Anche i magi sono stati al centro di un importante dibattito: vengono ricordati nel Vangelo di Matteo che però non ci dice quanti sono (e questo è un particolare da non sottovalutare). Invece, ad esempio, nel Vangelo dell’infanzia armeno troviamo due importanti riferimenti: il numero totale (tre) e i loro nomi (Melkon, Gaspar, Balthasar: Melchiorre, Gaspare e Baldassarre).

Per molto tempo, in mancanza di un riferimento ufficiale, i magi sono stati rappresentati in numero differente: due, tre, addirittura dodici. Si deve a papa Leone Magno la decisione di riconoscerne tre definitivi: sulla base dei doni portati al piccolo Gesù che, come sappiamo bene, sono oro, incenso e mirra. Sullo stesso argomento, però, si possono proporre altri spunti di riflessione.

Per esempio: perché vengono detti magi e non maghi? La spiegazione più comune è che il termine mago risulterebbe alquanto “scomodo” e ambiguo: infatti, tale figura in passato era associata esclusivamente ai ciarlatani, ovvero agli imbroglioni. Queste considerazioni non sono sbagliate, ma per comprendere il significato di questa espressione (magio, al singolare) bisogna immergersi nella profondità della cultura antica. Matteo, nel suo Vangelo, dice: “Alcuni Magi giunsero da oriente”. Ebbene, dal punto di vista storico la figura del magio corrisponde a quella di un antico sacerdote persiano (legato anche alle pratiche divinatorie) definito, per l’appunto, magush.

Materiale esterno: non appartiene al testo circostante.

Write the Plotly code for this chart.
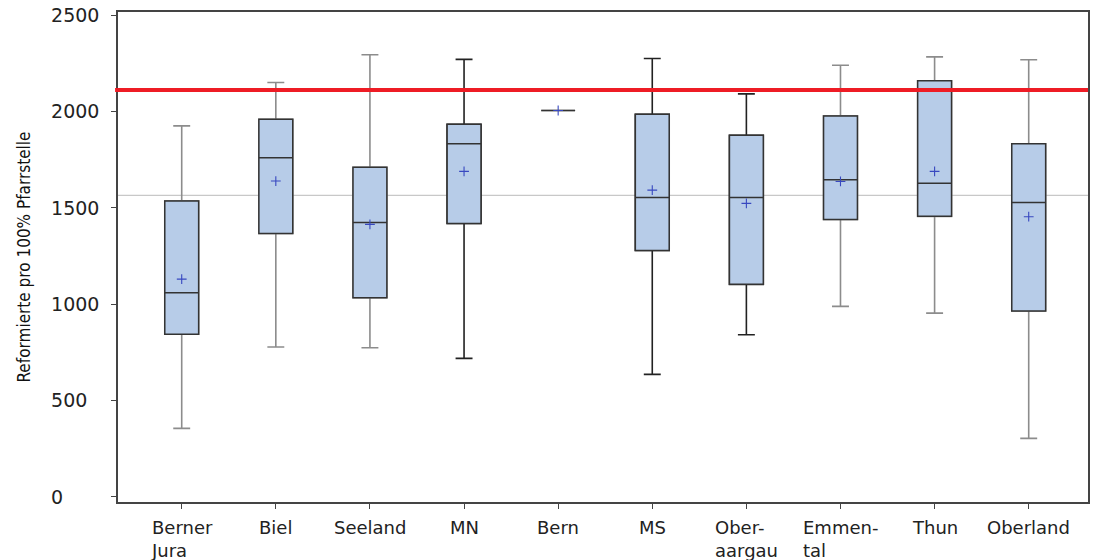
import plotly.graph_objects as go

categories = ["Berner Jura", "Biel", "Seeland", "MN", "Bern", "MS",
              "Oberaargau", "Emmental", "Thun", "Oberland"]
tick_labels = ["Berner<br>Jura", "Biel", "Seeland", "MN", "Bern", "MS",
               "Ober-<br>aargau", "Emmen-<br>tal", "Thun", "Oberland"]
lower = [356, 778, 774, 719, 2005, 636, 842, 989, 954, 304]
q1 = [844, 1367, 1034, 1419, 2005, 1279, 1103, 1440, 1456, 965]
median = [1059, 1760, 1424, 1832, 2005, 1554, 1554, 1646, 1627, 1528]
q3 = [1536, 1959, 1710, 1934, 2005, 1985, 1876, 1977, 2159, 1832]
upper = [1925, 2150, 2294, 2270, 2005, 2275, 2091, 2240, 2283, 2268]
mean = [1130, 1639, 1414, 1689, 2005, 1592, 1523, 1637, 1689, 1454]
dark_whisker = ["MN", "MS", "Oberaargau"]
reference_line = 2111
overall_mean = 1565
y_ticks = [0, 500, 1000, 1500, 2000, 2500]
y_tick_labels = ["0", "500", "1000", "1500", "2000", "2500"]

# left-align y tick labels by padding with figure spaces
maxlen = max(len(s) for s in y_tick_labels)
y_tick_text = [s + "\u2007" * (maxlen - len(s)) for s in y_tick_labels]

fig = go.Figure()

# whisker traces (grey and dark groups)
for group, color in [(False, "#8c8c8c"), (True, "#222222")]:
    idx = [i for i, c in enumerate(categories) if (c in dark_whisker) == group]
    fig.add_trace(go.Box(
        x=[categories[i] for i in idx],
        q1=[q1[i] for i in idx], median=[median[i] for i in idx],
        q3=[q3[i] for i in idx], lowerfence=[lower[i] for i in idx],
        upperfence=[upper[i] for i in idx],
        fillcolor="rgba(0,0,0,0)", line=dict(color=color, width=1.6),
        whiskerwidth=0.5, width=0.36, boxpoints=False, showlegend=False,
        hoverinfo="skip"))

# boxes on top
fig.add_trace(go.Box(
    x=categories, q1=q1, median=median, q3=q3,
    lowerfence=q1, upperfence=q3,
    fillcolor="#b7cce8", line=dict(color="#333333", width=1.5),
    whiskerwidth=0.5, width=0.36, boxpoints=False, showlegend=False))

# means
fig.add_trace(go.Scatter(
    x=categories, y=mean, mode="markers",
    marker=dict(symbol="cross-thin", size=7,
                line=dict(color="#3848c0", width=1.1), color="#3848c0"),
    showlegend=False))

fig.add_shape(type="line", xref="paper", x0=0, x1=1, yref="y",
              y0=overall_mean, y1=overall_mean,
              line=dict(color="#c8c8c8", width=1.2), layer="below")
fig.add_shape(type="line", xref="paper", x0=-0.003, x1=1, yref="y",
              y0=reference_line, y1=reference_line,
              line=dict(color="#ee1c25", width=4), layer="above")

for cat, lab in zip(categories, tick_labels):
    fig.add_annotation(x=cat, xref="x", y=0, yref="paper", yanchor="top",
                       xanchor="center", yshift=-13, text=lab, align="left",
                       showarrow=False,
                       font=dict(family="DejaVu Sans", size=18, color="#222"))

fig.update_layout(
    width=1104, height=560,
    margin=dict(l=118, r=16, t=12, b=58),
    paper_bgcolor="white", plot_bgcolor="white",
    boxmode="overlay",
    xaxis=dict(type="category", categoryorder="array", categoryarray=categories,
               range=[-0.677, 9.63], showticklabels=False, automargin=False,
               ticks="outside", ticklen=5, tickcolor="#444",
               showline=True, linecolor="#444", linewidth=1.5, mirror=True,
               showgrid=False, zeroline=False),
    yaxis=dict(range=[-26, 2516], tickvals=y_ticks, ticktext=y_tick_text,
               automargin=False, ticklabelstandoff=8,
               ticks="outside", ticklen=5, tickcolor="#444",
               showline=True, linecolor="#444", linewidth=1.5, mirror=True,
               showgrid=False, zeroline=False,
               tickfont=dict(family="DejaVu Sans", size=19, color="#222"),
               title=dict(text="Reformierte pro 100% Pfarrstelle", standoff=16,
                          font=dict(family="DejaVu Sans Condensed, sans-serif",
                                    size=17, color="#111"))),
)

fig.write_html("out.html", config={"displayModeBar": False},
               post_script="document.body.style.margin='0';document.body.style.overflow='hidden';")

Inoltre, è interessante il fatto che i Magi venissero anche identificati come le personificazioni dei continenti conosciuti nel mondo antico. L’associazione visiva era legata ai tre animali che li sorreggevano: cavallo (Europa), dromedario (Africa) ed elefante (Asia). Naturalmente, tutto ciò si discosta un po’ dagli elementi che costituiscono il nostro attuale immaginario: nel presepe, per esempio, i Magi sono accompagnati dai cammelli oppure dai dromedari.

Seguendo questo ragionamento, si finisce inevitabilmente ad interrogarsi sul significato di altri dettagli tipici del presepe: ed è qui che risalta la tradizione napoletana, ricca di simbologie particolari ed affascinanti. Per esempio, si nota molto facilmente l’aspetto anacronistico di questa rappresentazione: personaggi vestiti all’occidentale, osterie, chiese… Ci accorgiamo subito di non essere nella Terra Santa: infatti, il fascino del presepe napoletano è legato proprio alla raffigurazione della Napoli del Settecento, che costituisce l’epoca d’oro di questa particolare forma d’arte.

Ma, nel complesso, la vera e propria interpretazione del presepe partenopeo si basa su figure e dettagli estremamente curiosi. Pensiamo, per esempio, al celebre Benino: il pastorello addormentato  che, secondo la tradizione, sognando è artefice egli stesso della visione del presepe. Fanno invece parte del folclore locale i due “compari” zi’  Vicienzo e zi’ Pascale, che rappresentano il Carnevale e la Morte. Nel complesso, dal punto di vista di una ricostruzione precisa della vita quotidiana di un tempo, quelli che risaltano di più sono sicuramente i commercianti del mercato e i lavoratori: ognuno di loro presenta un prodotto corrispondente ad ogni mese dell’anno. Quindi, in un presepe che rispetti la tradizione napoletana, non possono mancare: macellaio (gennaio), venditore di formaggi (febbraio),  pollivendolo (marzo), venditore di uova (aprile), venditrice di ciliegie (maggio), panettiere (giugno), venditore di pomodori (luglio), venditore di cocomeri (agosto), seminatore (settembre), vinaio (ottobre), venditore di castagne (novembre) e pescivendolo (dicembre). Tra sacro e profano, affascinati dalla magia del presepe di Napoli, non resta che augurarci buon Natale: indipendentemente dall’incubo di questo anno difficile, che almeno questo giorno possa essere sempre stregato dal fascino della nostra tradizione.